Colored peaks are an indication of the volume of those given primary colors, the horizontal position of a colored peak is an indication of the tone of colors of that particular primary or primaries.


Gray indicates a balance of primary colors at those tones. Off-primary color peaks (or partial height lines), such as yellow, magenta, and cyan, indicate a blend of two primary colors at those tones.




EDIT


As mentioned by Jordan H., there is a trick called "expose to the right" (or ETTR) that can be useful to get you the optimal RAW data.
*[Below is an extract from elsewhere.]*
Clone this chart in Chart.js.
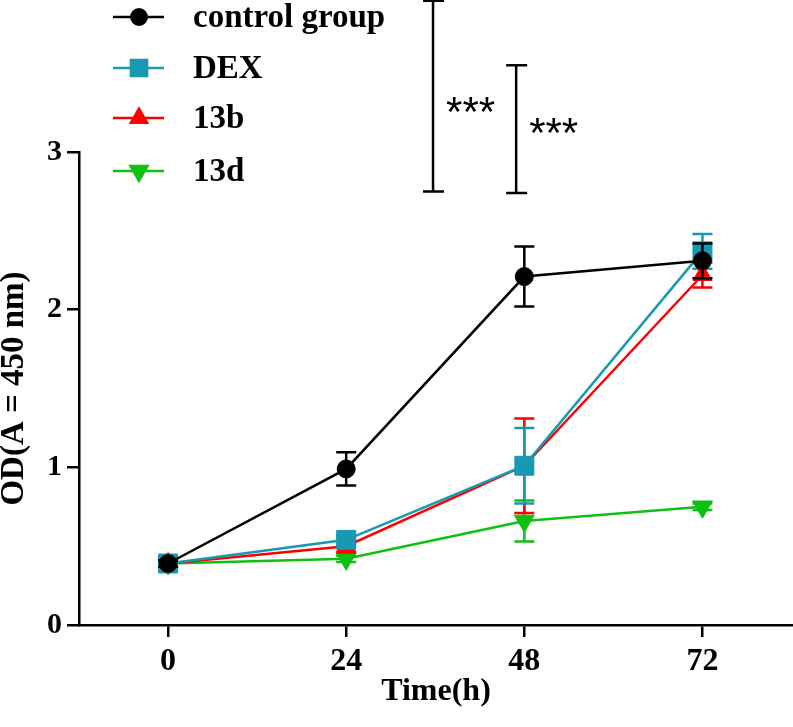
<!DOCTYPE html>
<html>
<head>
<meta charset="utf-8">
<script src="https://cdn.jsdelivr.net/npm/chart.js@4.4.1/dist/chart.umd.min.js"></script>
<style>
  html, body { margin: 0; padding: 0; background: #fff; }
</style>
</head>
<body>
<canvas id="odChart" width="793" height="727"></canvas>
<script>
const hours = [0, 24, 48, 72];
const xTicks = [0, 24, 48, 72];
const yTicks = [0, 1, 2, 3];
const seriesNames = ['control group', 'DEX', '13b', '13d'];

const controlOD = [0.39, 0.99, 2.21, 2.31];
const controlErr = [0.02, 0.105, 0.19, 0.11];
const dexOD = [0.39, 0.54, 1.01, 2.37];
const dexErr = [0.02, 0.03, 0.24, 0.11];
const b13OD = [0.39, 0.50, 1.01, 2.22];
const b13Err = [0.02, 0.04, 0.30, 0.08];
const d13OD = [0.39, 0.42, 0.66, 0.75];
const d13Err = [0.02, 0.02, 0.13, 0.02];

// significance brackets (x in hours, y in OD)
const sigX = [35.7, 46.9];
const sigLow = [2.75, 2.74];
const sigHigh = [3.96, 3.55];
const sigTextY = [3.165, 3.03];
const sigLabels = ['***', '***'];

const colors = ['#000000', '#1798b3', '#ff0000', '#10c010'];
const allVals = [controlOD, dexOD, b13OD, d13OD];
const allErrs = [controlErr, dexErr, b13Err, d13Err];
const markers = [
    { pointStyle: 'circle', radius: 9, rotation: 0 },
    { pointStyle: 'rect', radius: 13.4, rotation: 0 },
    { pointStyle: 'triangle', radius: 11, rotation: 0 },
    { pointStyle: 'triangle', radius: 11.5, rotation: 180 }
];

Chart.defaults.font.family = "'Liberation Serif', 'Times New Roman', serif";
Chart.defaults.font.weight = 'bold';
Chart.defaults.color = '#000';

function toPoints(vals) {
    return hours.map((h, i) => ({ x: h, y: vals[i] }));
}

// error bars drawn right after each dataset so stacking follows the datasets
const errorBars = {
    id: 'errorBars',
    afterDatasetDraw(chart, args) {
        const i = args.index;
        const { ctx, scales: { x, y } } = chart;
        ctx.save();
        ctx.strokeStyle = colors[i];
        ctx.lineWidth = 2.5;
        hours.forEach((h, k) => {
            const px = x.getPixelForValue(h);
            const top = y.getPixelForValue(allVals[i][k] + allErrs[i][k]);
            const bot = y.getPixelForValue(allVals[i][k] - allErrs[i][k]);
            ctx.beginPath();
            ctx.moveTo(px, top); ctx.lineTo(px, bot);
            ctx.moveTo(px - 10, top); ctx.lineTo(px + 10, top);
            ctx.moveTo(px - 10, bot); ctx.lineTo(px + 10, bot);
            ctx.stroke();
        });
        ctx.restore();
    }
};

// legend in the top-left corner: line + marker + label
const legendRows = {
    id: 'legendRows',
    afterDraw(chart) {
        const ctx = chart.ctx;
        const rowY = [17, 68, 118, 171];
        ctx.save();
        seriesNames.forEach((name, i) => {
            const y = rowY[i];
            ctx.strokeStyle = colors[i];
            ctx.fillStyle = colors[i];
            ctx.lineWidth = 2.5;
            ctx.beginPath();
            ctx.moveTo(113, y);
            ctx.lineTo(164, y);
            ctx.stroke();
            const m = markers[i];
            Chart.helpers.drawPoint(ctx, {
                pointStyle: m.pointStyle,
                radius: m.radius * 0.85,
                rotation: m.rotation,
                borderWidth: 1
            }, 139, y);
            ctx.fillStyle = '#000';
            ctx.font = "bold 33px 'Liberation Serif', 'Times New Roman', serif";
            ctx.textBaseline = 'alphabetic';
            ctx.textAlign = 'left';
            ctx.fillText(name, 193, y + 10);
        });
        ctx.restore();
    }
};

// significance brackets above the plot
const sigBrackets = {
    id: 'sigBrackets',
    afterDraw(chart) {
        const { ctx, scales: { x, y } } = chart;
        ctx.save();
        ctx.strokeStyle = '#000';
        ctx.fillStyle = '#000';
        ctx.lineWidth = 2.5;
        sigX.forEach((sx, i) => {
            const px = x.getPixelForValue(sx);
            const top = y.getPixelForValue(sigHigh[i]);
            const bot = y.getPixelForValue(sigLow[i]);
            ctx.beginPath();
            ctx.moveTo(px, top); ctx.lineTo(px, bot);
            ctx.moveTo(px - 10, top); ctx.lineTo(px + 11, top);
            ctx.moveTo(px - 10, bot); ctx.lineTo(px + 11, bot);
            ctx.stroke();
            ctx.font = "42px 'Liberation Sans', Arial, sans-serif";
            ctx.textBaseline = 'alphabetic';
            ctx.textAlign = 'left';
            ctx.fillText(sigLabels[i], px + 13, y.getPixelForValue(sigTextY[i]));
        });
        ctx.restore();
    }
};

new Chart(document.getElementById('odChart'), {
    type: 'line',
    data: {
        datasets: seriesNames.map((name, i) => ({
            label: name,
            data: toPoints(allVals[i]),
            borderColor: colors[i],
            backgroundColor: colors[i],
            borderWidth: 2.5,
            pointStyle: markers[i].pointStyle,
            pointRadius: markers[i].radius,
            pointRotation: markers[i].rotation,
            pointBorderWidth: 1,
            tension: 0
        }))
    },
    options: {
        responsive: false,
        animation: false,
        devicePixelRatio: 1,
        layout: { autoPadding: false, padding: { top: 152, right: 0, left: 0, bottom: 0 } },
        plugins: {
            legend: { display: false },
            tooltip: { enabled: false }
        },
        scales: {
            x: {
                type: 'linear',
                min: -12,
                max: 84.2,
                afterBuildTicks: s => { s.ticks = xTicks.map(v => ({ value: v })); },
                afterFit: s => { s.height = 102; s.paddingLeft = 0; s.paddingRight = 0; },
                border: { color: '#000', width: 2.5 },
                grid: { drawOnChartArea: false, color: '#000', lineWidth: 2.5, tickLength: 12 },
                ticks: { color: '#000', font: { size: 32, weight: 'bold' }, padding: 6, maxRotation: 0 },
                title: {
                    display: true, text: 'Time(h)', color: '#000',
                    font: { size: 32, weight: 'bold' }, padding: { top: 0, bottom: 16 }
                }
            },
            y: {
                min: 0,
                max: 3,
                afterBuildTicks: s => { s.ticks = yTicks.map(v => ({ value: v })); },
                afterFit: s => { s.width = 79; s.paddingTop = 0; s.paddingBottom = 0; },
                border: { color: '#000', width: 2.5 },
                grid: { drawOnChartArea: false, color: '#000', lineWidth: 2.5, tickLength: 12 },
                ticks: { color: '#000', font: { size: 30, weight: 'bold' }, padding: 5 },
                title: {
                    display: true, text: 'OD(A = 450 nm)', color: '#000',
                    font: { size: 33, weight: 'bold', lineHeight: 0.85 }, padding: 0
                }
            }
        }
    },
    plugins: [errorBars, legendRows, sigBrackets]
});
</script>
</body>
</html>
When shooting a scene, particularly those that have a broad range of contrast that may be on the border of, or possibly slightly beyond, the 5-6 stop dynamic range of a digital camera, capturing enough tonal range in the shadows can be difficult.


This is due to the the limitations of most current digital sensors, and how they are more sensitive to highlights than shadows. "Exposing to the Right", which is a technique where you slightly overexpose your shots by 1/3 to 1/2 of a stop (which, in turn, shifts your histogram to the right...toward highlights), can help mitigate these limitations.


Exposing to the right can also help alleviate noise problems in the shadier parts of your images. It should be noted that exposing to the right requires that you use RAW format, as only with raw are you saving enough information to correct your overexposure during post-processing to bring your image back into normal range. The benefit of this technique is that it allows you to capture detail that would otherwise be lost, without the need to resort to ND grad filters or other more extreme measures.



This guideline is just that, a guideline. With newer camera sensors, dynamic range is improving, and capturing a greater range of contrast in a scene with a single shot is easier. However, even as digital sensor dynamic range improves, there will always be times when we need to shoot "on the edge" or what is possible, and tricks like shooting to the right will always be useful.